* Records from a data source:

★ ★ ★ ★ ★ ★ ★

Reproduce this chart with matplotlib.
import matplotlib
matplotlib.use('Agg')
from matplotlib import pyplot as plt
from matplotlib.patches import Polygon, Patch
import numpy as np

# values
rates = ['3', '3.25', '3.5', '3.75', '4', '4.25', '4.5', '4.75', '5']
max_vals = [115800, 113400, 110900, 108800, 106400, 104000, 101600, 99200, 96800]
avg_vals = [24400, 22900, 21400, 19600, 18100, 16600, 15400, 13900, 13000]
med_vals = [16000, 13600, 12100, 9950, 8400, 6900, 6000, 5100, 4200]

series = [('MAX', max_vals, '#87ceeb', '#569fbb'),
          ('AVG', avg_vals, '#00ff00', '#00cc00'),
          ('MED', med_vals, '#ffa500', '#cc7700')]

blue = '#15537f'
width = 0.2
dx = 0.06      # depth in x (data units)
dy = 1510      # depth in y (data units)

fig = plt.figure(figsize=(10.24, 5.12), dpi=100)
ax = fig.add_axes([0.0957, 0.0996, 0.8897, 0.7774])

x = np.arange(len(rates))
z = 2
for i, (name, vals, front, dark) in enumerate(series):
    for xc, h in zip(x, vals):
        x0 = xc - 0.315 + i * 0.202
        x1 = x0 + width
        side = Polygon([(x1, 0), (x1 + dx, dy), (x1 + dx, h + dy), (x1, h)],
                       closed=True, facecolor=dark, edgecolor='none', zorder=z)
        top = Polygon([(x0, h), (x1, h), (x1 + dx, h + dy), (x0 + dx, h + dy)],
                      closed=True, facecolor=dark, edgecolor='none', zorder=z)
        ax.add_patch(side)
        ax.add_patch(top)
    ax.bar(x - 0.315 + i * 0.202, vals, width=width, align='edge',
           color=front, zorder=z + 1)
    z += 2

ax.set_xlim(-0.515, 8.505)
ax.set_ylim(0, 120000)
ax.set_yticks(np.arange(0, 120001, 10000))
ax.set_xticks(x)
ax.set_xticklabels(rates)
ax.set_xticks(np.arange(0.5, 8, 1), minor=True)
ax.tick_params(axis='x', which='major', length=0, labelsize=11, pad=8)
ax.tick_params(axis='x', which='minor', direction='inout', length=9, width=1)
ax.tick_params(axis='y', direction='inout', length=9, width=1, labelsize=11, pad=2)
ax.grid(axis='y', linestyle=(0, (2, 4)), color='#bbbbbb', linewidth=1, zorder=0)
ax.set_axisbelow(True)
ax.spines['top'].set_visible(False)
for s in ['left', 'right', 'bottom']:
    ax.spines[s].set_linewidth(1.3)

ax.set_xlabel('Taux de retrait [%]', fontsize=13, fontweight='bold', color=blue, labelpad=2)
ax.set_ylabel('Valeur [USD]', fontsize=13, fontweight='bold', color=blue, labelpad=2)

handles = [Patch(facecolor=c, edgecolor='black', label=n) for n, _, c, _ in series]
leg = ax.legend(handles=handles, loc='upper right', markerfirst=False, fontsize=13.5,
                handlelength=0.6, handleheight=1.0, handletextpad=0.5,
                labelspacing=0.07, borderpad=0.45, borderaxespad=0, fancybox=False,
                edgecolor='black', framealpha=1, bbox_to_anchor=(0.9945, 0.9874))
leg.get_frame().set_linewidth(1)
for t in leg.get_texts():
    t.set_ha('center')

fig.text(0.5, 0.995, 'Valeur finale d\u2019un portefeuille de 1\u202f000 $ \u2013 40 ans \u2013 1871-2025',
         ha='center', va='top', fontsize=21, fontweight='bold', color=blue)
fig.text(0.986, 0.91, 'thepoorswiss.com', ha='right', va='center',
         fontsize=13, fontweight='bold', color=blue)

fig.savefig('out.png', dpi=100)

★ ★ ★ ★ ★ ★ ★

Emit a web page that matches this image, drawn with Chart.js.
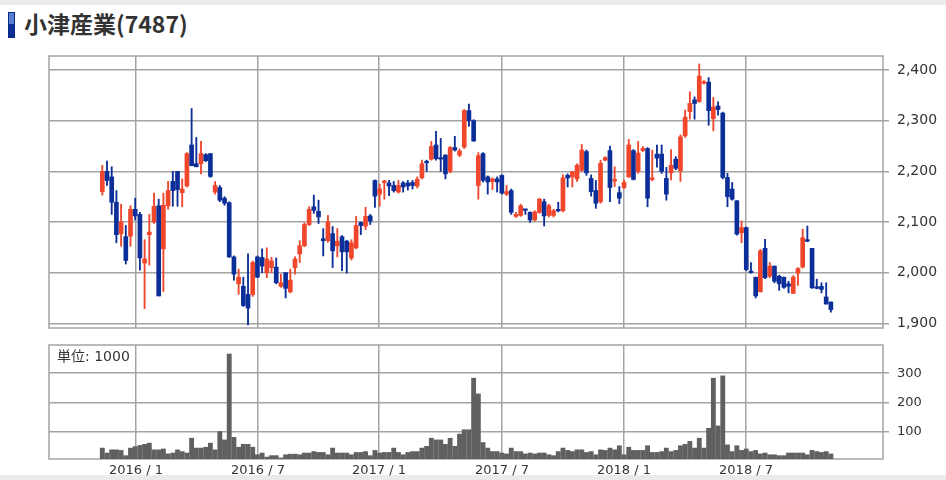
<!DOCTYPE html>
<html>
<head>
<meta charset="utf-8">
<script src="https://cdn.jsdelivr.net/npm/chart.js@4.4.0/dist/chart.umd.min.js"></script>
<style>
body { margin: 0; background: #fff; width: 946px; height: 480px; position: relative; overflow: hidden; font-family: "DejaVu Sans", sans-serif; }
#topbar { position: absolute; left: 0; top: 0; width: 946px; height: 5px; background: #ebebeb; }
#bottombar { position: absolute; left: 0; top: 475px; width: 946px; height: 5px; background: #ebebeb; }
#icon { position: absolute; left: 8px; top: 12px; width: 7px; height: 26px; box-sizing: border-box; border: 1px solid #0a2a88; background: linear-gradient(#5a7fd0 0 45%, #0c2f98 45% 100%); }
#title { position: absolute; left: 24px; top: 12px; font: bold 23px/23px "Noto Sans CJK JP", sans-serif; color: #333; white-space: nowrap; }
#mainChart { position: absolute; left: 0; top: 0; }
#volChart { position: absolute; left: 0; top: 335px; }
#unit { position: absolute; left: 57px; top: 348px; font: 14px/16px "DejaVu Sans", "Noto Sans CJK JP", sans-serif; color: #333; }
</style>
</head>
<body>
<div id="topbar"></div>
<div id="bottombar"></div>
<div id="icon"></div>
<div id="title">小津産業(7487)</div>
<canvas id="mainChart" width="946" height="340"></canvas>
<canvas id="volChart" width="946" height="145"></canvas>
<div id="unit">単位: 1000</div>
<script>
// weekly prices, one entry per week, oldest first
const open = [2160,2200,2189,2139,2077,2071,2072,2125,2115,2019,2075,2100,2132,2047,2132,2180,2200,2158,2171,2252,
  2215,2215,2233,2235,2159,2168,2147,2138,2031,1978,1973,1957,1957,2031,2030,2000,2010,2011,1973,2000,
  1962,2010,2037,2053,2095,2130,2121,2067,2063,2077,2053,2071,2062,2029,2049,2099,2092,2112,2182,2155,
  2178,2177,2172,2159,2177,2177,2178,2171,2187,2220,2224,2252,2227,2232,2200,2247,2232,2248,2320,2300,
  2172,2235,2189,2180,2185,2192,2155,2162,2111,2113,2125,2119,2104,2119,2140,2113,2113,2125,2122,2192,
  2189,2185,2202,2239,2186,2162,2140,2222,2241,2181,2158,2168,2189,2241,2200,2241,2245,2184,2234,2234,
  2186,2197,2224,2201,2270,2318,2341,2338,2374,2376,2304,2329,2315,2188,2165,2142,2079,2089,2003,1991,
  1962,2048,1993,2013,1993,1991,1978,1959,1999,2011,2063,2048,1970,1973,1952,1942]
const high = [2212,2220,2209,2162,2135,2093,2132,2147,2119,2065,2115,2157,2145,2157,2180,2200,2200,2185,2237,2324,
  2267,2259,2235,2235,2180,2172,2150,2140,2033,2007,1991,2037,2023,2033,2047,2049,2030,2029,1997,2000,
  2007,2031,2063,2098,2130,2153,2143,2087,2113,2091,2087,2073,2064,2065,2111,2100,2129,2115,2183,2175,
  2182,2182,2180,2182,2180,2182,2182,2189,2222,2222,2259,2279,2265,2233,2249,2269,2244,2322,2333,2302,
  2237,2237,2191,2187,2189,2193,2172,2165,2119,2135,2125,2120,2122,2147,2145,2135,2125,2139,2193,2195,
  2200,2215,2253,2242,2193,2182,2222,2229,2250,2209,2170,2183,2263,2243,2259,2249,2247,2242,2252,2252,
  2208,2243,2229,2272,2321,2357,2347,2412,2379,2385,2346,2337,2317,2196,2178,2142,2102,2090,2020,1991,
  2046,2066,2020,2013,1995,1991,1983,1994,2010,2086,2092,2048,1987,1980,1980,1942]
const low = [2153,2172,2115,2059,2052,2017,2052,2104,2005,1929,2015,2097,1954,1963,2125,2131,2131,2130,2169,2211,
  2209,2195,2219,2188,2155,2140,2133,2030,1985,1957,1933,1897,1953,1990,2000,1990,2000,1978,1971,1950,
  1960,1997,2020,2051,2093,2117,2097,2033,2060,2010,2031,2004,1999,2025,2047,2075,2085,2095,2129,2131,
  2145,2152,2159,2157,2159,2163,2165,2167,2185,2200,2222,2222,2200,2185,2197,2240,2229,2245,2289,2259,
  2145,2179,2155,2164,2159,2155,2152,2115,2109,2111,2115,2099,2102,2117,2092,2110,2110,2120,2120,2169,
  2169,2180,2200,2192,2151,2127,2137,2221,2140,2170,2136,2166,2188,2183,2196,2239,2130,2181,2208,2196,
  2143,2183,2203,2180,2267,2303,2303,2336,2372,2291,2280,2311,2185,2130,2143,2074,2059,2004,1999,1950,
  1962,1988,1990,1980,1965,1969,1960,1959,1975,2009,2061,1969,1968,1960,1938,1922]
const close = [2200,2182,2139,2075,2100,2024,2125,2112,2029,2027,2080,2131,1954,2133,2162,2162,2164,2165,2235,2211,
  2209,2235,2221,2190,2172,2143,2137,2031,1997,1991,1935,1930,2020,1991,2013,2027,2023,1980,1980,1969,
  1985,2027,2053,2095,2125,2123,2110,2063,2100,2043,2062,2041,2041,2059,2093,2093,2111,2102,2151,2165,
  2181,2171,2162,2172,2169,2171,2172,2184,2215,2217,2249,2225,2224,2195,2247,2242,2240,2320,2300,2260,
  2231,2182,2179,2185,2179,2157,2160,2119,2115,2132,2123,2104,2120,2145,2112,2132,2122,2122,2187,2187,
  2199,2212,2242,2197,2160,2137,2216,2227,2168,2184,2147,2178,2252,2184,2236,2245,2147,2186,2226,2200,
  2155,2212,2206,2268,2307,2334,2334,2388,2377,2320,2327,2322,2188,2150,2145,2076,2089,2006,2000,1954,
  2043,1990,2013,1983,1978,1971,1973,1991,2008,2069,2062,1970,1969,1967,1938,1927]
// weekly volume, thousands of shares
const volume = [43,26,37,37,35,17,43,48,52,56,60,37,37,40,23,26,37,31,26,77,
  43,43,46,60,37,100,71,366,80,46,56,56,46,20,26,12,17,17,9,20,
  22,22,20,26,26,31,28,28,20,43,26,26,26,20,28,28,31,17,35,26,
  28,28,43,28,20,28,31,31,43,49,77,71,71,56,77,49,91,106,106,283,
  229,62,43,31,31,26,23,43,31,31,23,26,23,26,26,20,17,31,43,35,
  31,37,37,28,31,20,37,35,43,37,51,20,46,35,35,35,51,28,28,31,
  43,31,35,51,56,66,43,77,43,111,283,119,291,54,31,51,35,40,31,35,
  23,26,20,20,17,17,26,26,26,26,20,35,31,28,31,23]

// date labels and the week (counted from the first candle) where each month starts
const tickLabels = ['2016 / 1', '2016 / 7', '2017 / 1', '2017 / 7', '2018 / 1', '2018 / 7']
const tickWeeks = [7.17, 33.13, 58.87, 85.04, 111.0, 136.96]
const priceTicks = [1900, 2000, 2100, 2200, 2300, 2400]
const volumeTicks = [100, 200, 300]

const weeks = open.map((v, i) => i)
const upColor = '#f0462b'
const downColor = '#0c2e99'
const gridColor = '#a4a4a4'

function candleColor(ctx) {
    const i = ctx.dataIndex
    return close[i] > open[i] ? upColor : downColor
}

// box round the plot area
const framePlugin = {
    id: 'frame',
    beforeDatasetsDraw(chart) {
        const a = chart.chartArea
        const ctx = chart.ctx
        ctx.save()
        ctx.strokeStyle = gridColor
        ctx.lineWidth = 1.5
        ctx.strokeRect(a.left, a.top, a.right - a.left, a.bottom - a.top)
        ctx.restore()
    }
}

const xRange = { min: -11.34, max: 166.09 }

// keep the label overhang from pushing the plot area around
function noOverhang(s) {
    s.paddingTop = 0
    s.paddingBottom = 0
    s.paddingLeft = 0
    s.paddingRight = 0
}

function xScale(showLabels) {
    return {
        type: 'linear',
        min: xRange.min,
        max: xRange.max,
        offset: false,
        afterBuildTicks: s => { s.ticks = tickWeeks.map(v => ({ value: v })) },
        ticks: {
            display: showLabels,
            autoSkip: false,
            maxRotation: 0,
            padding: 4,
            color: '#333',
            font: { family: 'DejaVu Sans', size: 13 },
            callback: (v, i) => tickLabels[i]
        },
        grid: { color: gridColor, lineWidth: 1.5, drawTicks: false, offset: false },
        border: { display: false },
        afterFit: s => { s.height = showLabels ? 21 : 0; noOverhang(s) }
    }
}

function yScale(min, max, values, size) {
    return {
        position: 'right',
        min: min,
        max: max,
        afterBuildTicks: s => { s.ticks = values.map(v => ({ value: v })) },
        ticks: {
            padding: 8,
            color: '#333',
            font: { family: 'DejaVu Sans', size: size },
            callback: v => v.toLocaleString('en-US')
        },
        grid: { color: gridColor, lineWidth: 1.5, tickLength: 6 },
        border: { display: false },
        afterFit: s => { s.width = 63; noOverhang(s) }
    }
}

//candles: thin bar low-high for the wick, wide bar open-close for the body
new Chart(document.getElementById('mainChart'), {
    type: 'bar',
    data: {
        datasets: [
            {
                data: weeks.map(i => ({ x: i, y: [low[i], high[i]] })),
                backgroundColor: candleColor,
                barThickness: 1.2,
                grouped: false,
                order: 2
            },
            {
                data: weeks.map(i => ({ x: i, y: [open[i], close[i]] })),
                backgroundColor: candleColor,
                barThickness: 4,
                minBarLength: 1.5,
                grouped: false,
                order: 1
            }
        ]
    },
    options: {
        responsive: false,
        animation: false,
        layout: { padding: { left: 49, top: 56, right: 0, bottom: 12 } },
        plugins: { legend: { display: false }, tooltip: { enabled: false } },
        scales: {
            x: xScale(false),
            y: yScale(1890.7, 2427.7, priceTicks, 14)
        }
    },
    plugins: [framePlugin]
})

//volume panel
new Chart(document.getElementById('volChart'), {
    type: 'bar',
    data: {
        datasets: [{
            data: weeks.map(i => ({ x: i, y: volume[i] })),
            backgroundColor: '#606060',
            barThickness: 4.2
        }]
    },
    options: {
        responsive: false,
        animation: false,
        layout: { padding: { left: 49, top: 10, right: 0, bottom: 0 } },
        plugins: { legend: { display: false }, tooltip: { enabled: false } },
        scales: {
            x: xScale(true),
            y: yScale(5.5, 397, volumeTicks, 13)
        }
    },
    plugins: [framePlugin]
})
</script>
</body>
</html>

★ ★ ★ ★ ★ ★ ★

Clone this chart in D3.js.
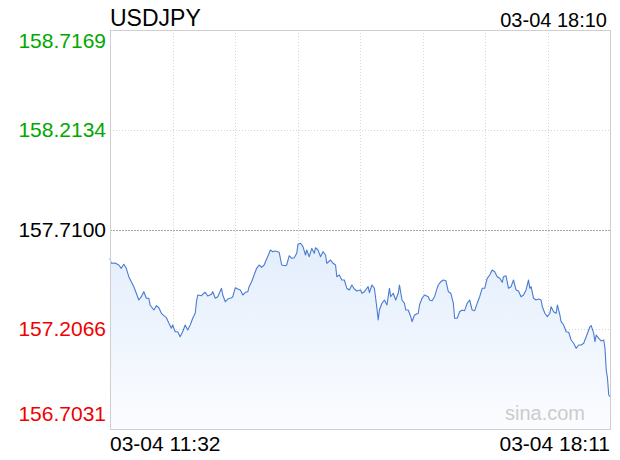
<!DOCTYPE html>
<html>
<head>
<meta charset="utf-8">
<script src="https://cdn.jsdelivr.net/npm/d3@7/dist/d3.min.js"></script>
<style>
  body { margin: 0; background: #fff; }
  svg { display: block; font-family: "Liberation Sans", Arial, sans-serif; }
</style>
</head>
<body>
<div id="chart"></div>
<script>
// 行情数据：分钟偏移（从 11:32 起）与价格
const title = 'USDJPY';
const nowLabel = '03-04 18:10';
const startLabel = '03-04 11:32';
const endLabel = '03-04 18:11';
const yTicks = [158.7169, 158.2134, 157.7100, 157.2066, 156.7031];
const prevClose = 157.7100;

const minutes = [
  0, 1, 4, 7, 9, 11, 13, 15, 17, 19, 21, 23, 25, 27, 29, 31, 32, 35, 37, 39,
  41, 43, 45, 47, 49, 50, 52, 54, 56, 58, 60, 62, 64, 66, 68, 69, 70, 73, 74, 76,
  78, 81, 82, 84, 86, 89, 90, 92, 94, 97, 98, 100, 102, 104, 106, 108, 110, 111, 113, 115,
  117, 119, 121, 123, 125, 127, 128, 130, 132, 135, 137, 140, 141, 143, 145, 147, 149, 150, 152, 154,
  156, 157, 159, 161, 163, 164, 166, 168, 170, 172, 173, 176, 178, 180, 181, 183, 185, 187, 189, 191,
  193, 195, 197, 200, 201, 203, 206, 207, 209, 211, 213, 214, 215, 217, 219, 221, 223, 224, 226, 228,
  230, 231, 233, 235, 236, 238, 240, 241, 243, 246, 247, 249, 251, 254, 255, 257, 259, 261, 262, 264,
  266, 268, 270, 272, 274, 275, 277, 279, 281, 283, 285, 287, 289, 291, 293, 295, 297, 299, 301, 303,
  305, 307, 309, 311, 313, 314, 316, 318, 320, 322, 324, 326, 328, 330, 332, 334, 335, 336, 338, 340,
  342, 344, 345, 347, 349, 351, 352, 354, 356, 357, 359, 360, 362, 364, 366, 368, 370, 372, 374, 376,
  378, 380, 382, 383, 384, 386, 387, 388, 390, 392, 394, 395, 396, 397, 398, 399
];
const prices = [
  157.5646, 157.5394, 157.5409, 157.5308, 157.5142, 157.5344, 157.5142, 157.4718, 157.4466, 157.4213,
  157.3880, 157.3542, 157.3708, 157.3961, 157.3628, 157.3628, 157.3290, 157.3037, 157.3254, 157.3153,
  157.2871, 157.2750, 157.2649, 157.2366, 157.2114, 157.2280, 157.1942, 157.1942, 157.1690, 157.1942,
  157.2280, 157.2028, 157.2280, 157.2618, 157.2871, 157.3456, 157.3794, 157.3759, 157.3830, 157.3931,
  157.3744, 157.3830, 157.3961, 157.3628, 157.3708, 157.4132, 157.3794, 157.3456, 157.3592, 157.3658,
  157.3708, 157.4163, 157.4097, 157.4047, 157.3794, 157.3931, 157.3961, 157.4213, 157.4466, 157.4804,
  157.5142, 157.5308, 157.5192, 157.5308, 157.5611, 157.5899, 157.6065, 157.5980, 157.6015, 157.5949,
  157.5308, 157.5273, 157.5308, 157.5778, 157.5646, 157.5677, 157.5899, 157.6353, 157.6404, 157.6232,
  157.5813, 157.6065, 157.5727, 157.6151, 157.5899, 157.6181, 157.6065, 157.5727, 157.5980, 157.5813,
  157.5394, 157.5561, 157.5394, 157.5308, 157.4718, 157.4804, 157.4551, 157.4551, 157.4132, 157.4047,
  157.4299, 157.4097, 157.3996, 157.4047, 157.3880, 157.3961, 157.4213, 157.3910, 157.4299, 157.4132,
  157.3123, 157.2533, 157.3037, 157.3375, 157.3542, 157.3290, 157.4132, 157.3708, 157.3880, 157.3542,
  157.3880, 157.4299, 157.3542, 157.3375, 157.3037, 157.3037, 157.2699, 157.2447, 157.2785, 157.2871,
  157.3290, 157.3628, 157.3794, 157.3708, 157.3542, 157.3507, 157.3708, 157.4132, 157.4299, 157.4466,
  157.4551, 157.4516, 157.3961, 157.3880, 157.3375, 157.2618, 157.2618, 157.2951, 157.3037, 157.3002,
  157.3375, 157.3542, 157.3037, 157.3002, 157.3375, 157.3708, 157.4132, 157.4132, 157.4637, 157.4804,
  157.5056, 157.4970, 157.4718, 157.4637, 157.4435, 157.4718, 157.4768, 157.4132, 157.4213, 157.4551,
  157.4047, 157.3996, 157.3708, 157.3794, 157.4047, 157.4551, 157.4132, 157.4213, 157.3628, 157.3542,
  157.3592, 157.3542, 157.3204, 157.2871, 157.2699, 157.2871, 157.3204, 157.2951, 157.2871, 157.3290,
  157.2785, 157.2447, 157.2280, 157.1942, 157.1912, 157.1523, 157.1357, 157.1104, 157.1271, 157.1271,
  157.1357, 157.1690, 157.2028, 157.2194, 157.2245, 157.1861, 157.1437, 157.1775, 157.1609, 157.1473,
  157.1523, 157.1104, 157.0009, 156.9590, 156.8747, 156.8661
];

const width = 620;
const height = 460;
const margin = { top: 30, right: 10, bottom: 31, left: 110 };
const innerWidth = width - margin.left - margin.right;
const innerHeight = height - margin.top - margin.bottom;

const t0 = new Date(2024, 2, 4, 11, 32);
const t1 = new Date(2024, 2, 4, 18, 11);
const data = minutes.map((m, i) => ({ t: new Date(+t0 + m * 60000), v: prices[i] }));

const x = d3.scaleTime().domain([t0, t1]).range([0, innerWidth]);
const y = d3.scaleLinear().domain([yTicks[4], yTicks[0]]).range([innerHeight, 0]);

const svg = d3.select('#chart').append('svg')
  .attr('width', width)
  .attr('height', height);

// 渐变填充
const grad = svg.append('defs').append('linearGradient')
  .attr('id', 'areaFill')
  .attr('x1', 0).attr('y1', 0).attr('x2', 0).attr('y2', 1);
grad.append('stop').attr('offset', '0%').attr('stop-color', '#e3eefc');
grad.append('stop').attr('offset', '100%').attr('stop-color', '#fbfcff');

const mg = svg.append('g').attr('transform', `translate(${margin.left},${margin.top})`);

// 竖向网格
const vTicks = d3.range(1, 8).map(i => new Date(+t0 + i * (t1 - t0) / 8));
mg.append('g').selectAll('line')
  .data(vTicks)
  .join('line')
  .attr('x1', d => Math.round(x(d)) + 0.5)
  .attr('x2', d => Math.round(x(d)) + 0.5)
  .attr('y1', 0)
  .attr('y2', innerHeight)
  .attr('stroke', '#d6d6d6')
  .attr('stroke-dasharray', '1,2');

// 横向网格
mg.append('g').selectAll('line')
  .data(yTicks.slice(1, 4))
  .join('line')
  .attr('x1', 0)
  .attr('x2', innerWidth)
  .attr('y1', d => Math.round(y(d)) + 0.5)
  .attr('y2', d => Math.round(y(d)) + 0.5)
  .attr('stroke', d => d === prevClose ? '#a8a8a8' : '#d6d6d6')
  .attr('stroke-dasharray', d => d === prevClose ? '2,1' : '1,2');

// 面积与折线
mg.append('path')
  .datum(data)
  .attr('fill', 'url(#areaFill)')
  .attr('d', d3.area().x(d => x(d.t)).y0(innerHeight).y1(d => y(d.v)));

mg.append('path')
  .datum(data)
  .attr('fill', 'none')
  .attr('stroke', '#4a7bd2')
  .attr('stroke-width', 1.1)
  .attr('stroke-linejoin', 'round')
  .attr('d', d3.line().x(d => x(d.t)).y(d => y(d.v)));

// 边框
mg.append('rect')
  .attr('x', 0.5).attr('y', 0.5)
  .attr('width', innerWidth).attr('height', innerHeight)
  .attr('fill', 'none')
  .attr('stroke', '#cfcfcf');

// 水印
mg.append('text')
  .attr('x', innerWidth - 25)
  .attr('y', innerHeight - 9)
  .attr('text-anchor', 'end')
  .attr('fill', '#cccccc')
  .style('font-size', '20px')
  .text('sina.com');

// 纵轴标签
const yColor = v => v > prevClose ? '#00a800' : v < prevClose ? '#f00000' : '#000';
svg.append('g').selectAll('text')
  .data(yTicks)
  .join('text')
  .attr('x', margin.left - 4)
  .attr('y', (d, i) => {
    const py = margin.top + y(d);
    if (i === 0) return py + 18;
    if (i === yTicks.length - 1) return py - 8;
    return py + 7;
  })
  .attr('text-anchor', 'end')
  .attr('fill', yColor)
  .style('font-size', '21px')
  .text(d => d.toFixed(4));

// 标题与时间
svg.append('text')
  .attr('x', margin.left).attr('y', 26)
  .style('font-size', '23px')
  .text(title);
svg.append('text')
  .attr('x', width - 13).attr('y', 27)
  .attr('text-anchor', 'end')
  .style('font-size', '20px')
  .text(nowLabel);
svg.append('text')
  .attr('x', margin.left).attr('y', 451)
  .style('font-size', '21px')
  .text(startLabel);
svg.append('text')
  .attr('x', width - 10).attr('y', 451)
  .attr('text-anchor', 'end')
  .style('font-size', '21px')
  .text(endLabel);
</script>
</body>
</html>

★ ★ ★ ★ ★ ★ ★

Retype verbatim the lines that run from the line containing "Reproduce this chart with matplotlib." to the line containing "ax = fig.add_axes([0.0957, 0.0996, 0.8897, 0.7774])", both inclusive, and no others.

* Response:
Reproduce this chart with matplotlib.
import matplotlib
matplotlib.use('Agg')
from matplotlib import pyplot as plt
from matplotlib.patches import Polygon, Patch
import numpy as np

# values
rates = ['3', '3.25', '3.5', '3.75', '4', '4.25', '4.5', '4.75', '5']
max_vals = [115800, 113400, 110900, 108800, 106400, 104000, 101600, 99200, 96800]
avg_vals = [24400, 22900, 21400, 19600, 18100, 16600, 15400, 13900, 13000]
med_vals = [16000, 13600, 12100, 9950, 8400, 6900, 6000, 5100, 4200]

series = [('MAX', max_vals, '#87ceeb', '#569fbb'),
          ('AVG', avg_vals, '#00ff00', '#00cc00'),
          ('MED', med_vals, '#ffa500', '#cc7700')]

blue = '#15537f'
width = 0.2
dx = 0.06      # depth in x (data units)
dy = 1510      # depth in y (data units)

fig = plt.figure(figsize=(10.24, 5.12), dpi=100)
ax = fig.add_axes([0.0957, 0.0996, 0.8897, 0.7774])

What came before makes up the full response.